Ecommerce Product Life
Ecommerce Product Life

Many will have  never heard of the term planned obsolescence.  The term stems from the period prior to 1920, when retail products were made with the purposeful intent to stand the test of time. These high quality products were sturdy; often hand machined piecework, and ultimately provided and excellent long term investment for the consumer.

Business owners, however experienced and unforeseen problem in the lack of of return customers and residual income. You see, you can have all the satisfied customers in the world, but if you can not convert them in to repeat customers, then the longevity of your business is doomed.

In the 1920’s and 1930’s businesses began adopting the process of planned obsolescence to tackle this business killing issue. Ultimately this meant that the products consumers bought would not last as long because product parts were intentionally designed to wear out near or at the end of their planned lifespan. In other words if a company planned for a vehicle to last ten years then parts would begin to wear out after 10 years or the total number of miles driven for a statistically generated 10 year average.

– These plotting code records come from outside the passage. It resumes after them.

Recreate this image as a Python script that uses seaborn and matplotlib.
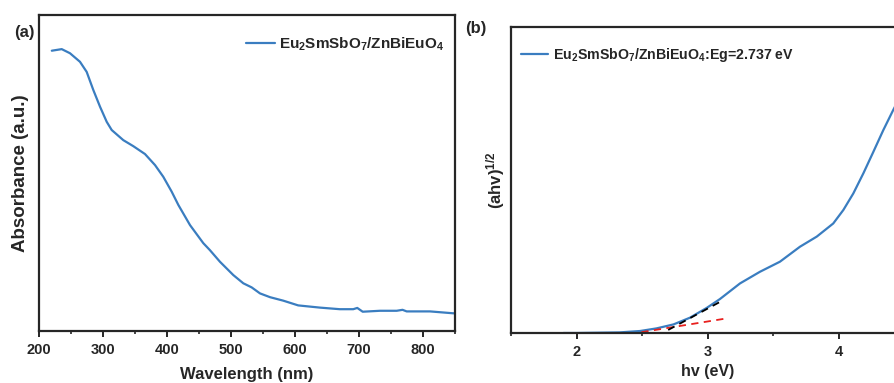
import numpy as np
import pandas as pd
import matplotlib
matplotlib.use("Agg")
import matplotlib.pyplot as plt
from matplotlib.ticker import MultipleLocator, NullLocator
import seaborn as sns

# ---- data ----
wavelength = [220, 235.5, 248.4, 264, 274.5, 284.8, 295.3, 305.8, 313.6, 331.7, 347.3,
              365.6, 381.3, 394.2, 407.3, 417.7, 436, 456.7, 467, 482.8, 503.6, 519.2,
              532.3, 545.3, 561, 581.7, 605, 639, 670, 691, 697.3, 705.8, 732.8, 758.9,
              768, 774.5, 811, 847.4, 850]
absorbance = [0.887, 0.892, 0.879, 0.852, 0.820, 0.763, 0.710, 0.662, 0.636, 0.604,
              0.585, 0.560, 0.525, 0.488, 0.441, 0.399, 0.335, 0.278, 0.256, 0.219,
              0.177, 0.151, 0.138, 0.119, 0.107, 0.096, 0.081, 0.074, 0.069, 0.069,
              0.073, 0.061, 0.064, 0.064, 0.067, 0.062, 0.062, 0.056, 0.056]

energy = [1.9, 2.0, 2.33, 2.485, 2.61, 2.74, 2.866, 2.994, 3.095, 3.248, 3.40, 3.553,
          3.706, 3.834, 3.96, 4.037, 4.113, 4.19, 4.266, 4.342, 4.418, 4.45]
tauc = [0.0, 0.0, 0.002, 0.0065, 0.015, 0.028, 0.050, 0.082, 0.111, 0.162, 0.200,
        0.233, 0.282, 0.315, 0.358, 0.402, 0.456, 0.522, 0.592, 0.663, 0.729, 0.755]

baseline_x = [2.40, 3.15]
baseline_y = [-0.004, 0.048]
tangent_x = [2.70, 3.11]
tangent_y = [0.010, 0.105]

label_a = "Eu$_2$SmSbO$_7$/ZnBiEuO$_4$"
label_b = "Eu$_2$SmSbO$_7$/ZnBiEuO$_4$:Eg=2.737 eV"

# ---- style ----
sns.set_style("ticks")
plt.rcParams['font.family'] = ['Liberation Sans', 'DejaVu Sans']
plt.rcParams['font.weight'] = 'bold'
plt.rcParams['mathtext.fontset'] = 'custom'
plt.rcParams['mathtext.rm'] = 'Liberation Sans:bold'
plt.rcParams['mathtext.bf'] = 'Liberation Sans:bold'
plt.rcParams['mathtext.it'] = 'Liberation Sans:bold'
plt.rcParams['mathtext.default'] = 'bf'

blue = "#3a7dc0"

fig = plt.figure(figsize=(8.94, 3.83), dpi=100)
ax1 = fig.add_axes([39/894, 52/383, 416/894, 316/383])
ax2 = fig.add_axes([511/894, 50/383, 393/894, 306/383])

df_a = pd.DataFrame({"Wavelength": wavelength, "Absorbance": absorbance})
df_b = pd.DataFrame({"hv": energy, "tauc": tauc})

sns.lineplot(data=df_a, x="Wavelength", y="Absorbance", ax=ax1, color=blue,
             linewidth=1.6, label=label_a, sort=False)
sns.lineplot(data=df_b, x="hv", y="tauc", ax=ax2, color=blue,
             linewidth=1.6, label=label_b, sort=False)
ax2.plot(baseline_x, baseline_y, color="#e8201e", linestyle=(0, (4, 3)), linewidth=1.3)
ax2.plot(tangent_x, tangent_y, color="black", linestyle=(0, (4, 3)), linewidth=1.3)

for ax in (ax1, ax2):
    for s in ax.spines.values():
        s.set_linewidth(1.6)
        s.set_visible(True)
    ax.yaxis.set_major_locator(NullLocator())
    ax.tick_params(axis='x', which='major', direction='out', length=4, width=1.4,
                   labelsize=10.5, pad=5)
    ax.tick_params(axis='x', which='minor', direction='out', length=2.5, width=1.2)
    for t in ax.get_xticklabels():
        t.set_fontweight('bold')

ax1.set_xlim(200, 850)
ax1.set_ylim(0, 1)
ax1.xaxis.set_major_locator(MultipleLocator(100))
ax1.xaxis.set_minor_locator(MultipleLocator(50))
ax1.set_xlabel("Wavelength (nm)", fontsize=12, fontweight='bold', labelpad=6.5)
ax1.set_ylabel("Absorbance (a.u.)", fontsize=13.5, fontweight='bold', labelpad=7)

ax2.set_xlim(1.5, 4.5)
ax2.set_ylim(0, 1)
ax2.xaxis.set_major_locator(MultipleLocator(1))
ax2.xaxis.set_minor_locator(MultipleLocator(0.5))
ax2.set_xlabel("hv (eV)", fontsize=11.5, fontweight='bold', labelpad=3)
ax2.set_ylabel("(ahv)$^{1/2}$", fontsize=12, fontweight='bold', labelpad=3)

leg1 = ax1.legend(loc='upper right', frameon=False, fontsize=11, handlelength=1.9,
                  handletextpad=0.25, borderaxespad=0.3, bbox_to_anchor=(1.0, 0.97))
leg2 = ax2.legend(loc='upper left', frameon=False, fontsize=10.2, handlelength=1.9,
                  handletextpad=0.35, borderaxespad=0.3, bbox_to_anchor=(0.0, 0.97))
for leg in (leg1, leg2):
    for t in leg.get_texts():
        t.set_fontweight('bold')

fig.text(14/894, 1 - 32/383, "(a)", fontsize=12, fontweight='bold', va='center')
fig.text(465/894, 1 - 28/383, "(b)", fontsize=12, fontweight='bold', va='center')

fig.savefig("out.png", dpi=100)
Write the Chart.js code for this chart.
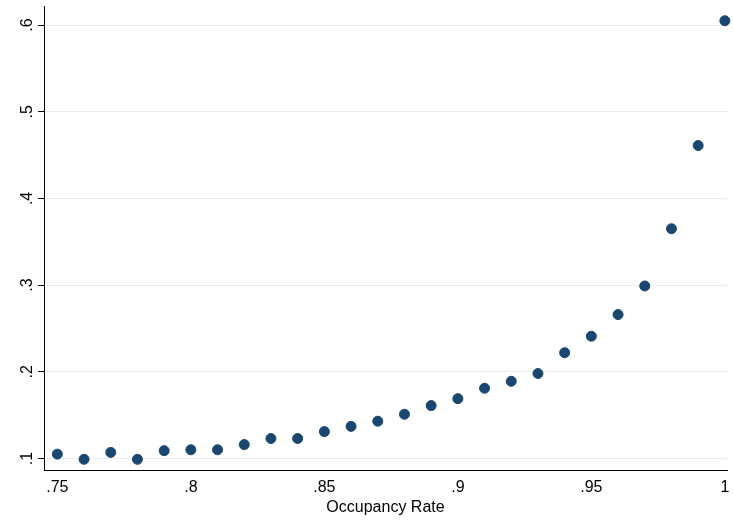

Essentially a company would use their sales trend and loyalty statistics to determine how long they wanted to wait for a repeat sale and then advertise the life of the product (EX: a blender for fifteen years). Then the company would produce parts or acquire parts as cheaply as possible to only reach or slightly exceed the life expectancy of the product… Thus creating return customers.

By reducing the once very long time between purchases of replacement products the companies actually began to see an increase in long term repeat sales. This in itself breeds additional sales opportunities. For example, you may be looking for a new washer and I can then tell you about the 3 washers I have had from X Company which have lasted long and been trouble free… Boom word of mouth marketing. Note that also, since purchases happened more often, the consumers had the details and information about these products more present in their mind, which only increased the word of mouth marketing as well. America has become accustomed to the need for replacement products. In fact, this technique, carried to its modern extreme we would almost be disappointed if we didn’t need to replace common items occasionally.

In the brave new world of ecommerce the functionality of planned obsolescence is a very important component in determining what type of products you will carry in your online store. For example if you develop your business around a popular product which has an extended life expectancy you would need many more customers over a longer period of time than if had chosen a product that is popular still, but is often replaced by a smaller customer base. This long term planning of “meat and potato” sales can be the difference between selling a quality furnace one time and furnace filters thousands of times….. Or both!

Electronic devices differ greatly as they may have the ability to last longer than they are typically used, but most consumers will replace them regularly when the next newest gadget is released. In this case planned obsolesce is made possible simply due to consumer demand for increased functionality and America’s love of gadgets.

An online store developed around candles is an example of the need for a higher volume of customers. Your average consumer does not light a candle each night, so the need for additional candles is somewhat diminished no matter how beautiful or well scented the candles you sell might be. In this case a clear marketing emphasis on giving candles as gifts may allow existing customers to more easily convert in to repeat customers.

This post is not really designed to encourage you to pursue one type of product over another, but to draw your attention to the dynamics hiding just below the surface related to consumer purchasing patterns of certain items. This post is however designed to get you thinking about the life expectancy of the item’s usefulness and how you should ultimately market the product for the best reach and return overall.